As historian Jonathan Sarna relates in a recent book, When General Grant Expelled the Jews , Grant's order did his military career no harm. Within a few years he was commander of all Union armies and the Confederate surrender at Appomattox made him a national hero. He was elected president in 1868, and re-elected four years later.
Yet for the rest of his life, Grant was ashamed of having attempted to evict "Jews as a class" for offenses most of them had never committed. "What his wife, Julia, called 'that obnoxious order' continued to haunt Grant up to his death," Sarna writes. "The sense that in expelling them he had failed to live up to his own high standards of behavior, and to the Constitution that he had sworn to uphold, gnawed at him. He apologized for the order publicly and repented of it privately."
Not surprisingly, Grant's order got a good deal of attention in the 1868 presidential campaign – the first time a "Jewish issue" played a role in presidential politics. Grant didn't deny that General Orders No. 11 had grossly violated core American values. "I do not sustain that order," he wrote humbly. "It would never have been issued if it had not been telegraphed the moment it was penned, and without reflection."
But it was as president that the full extent of Grant's regret became clear. He opposed a movement to make the United States an explicitly Christian state through a constitutional amendment designating Jesus as "Ruler among the nations." He named more Jews to government office than any of his predecessors – including to positions, such as governor of the Washington Territory, previously considered too lofty for a Jewish nominee.

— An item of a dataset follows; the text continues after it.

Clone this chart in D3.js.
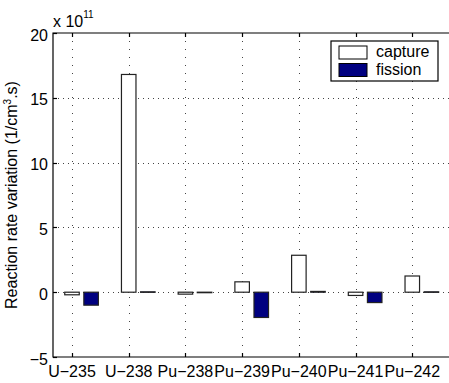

Grant became the first American president to openly speak out against the persecution of Jews abroad. In response to anti-Jewish pogroms in Romania, he took the unprecedented step of sending a Jewish consul-general to Bucharest to "work for the benefit of the people who are laboring under severe oppression." All in all, the eight years of Grant's presidency proved to be a "golden age" in US Jewish history. When he died in 1885, he was mourned in synagogues nationwide. It was a remarkable saga of atonement. From scourge of the Jews to their great friend in Washington; from the general who trampled Jewish liberty to the president who made protection of their rights a priority. Only in America.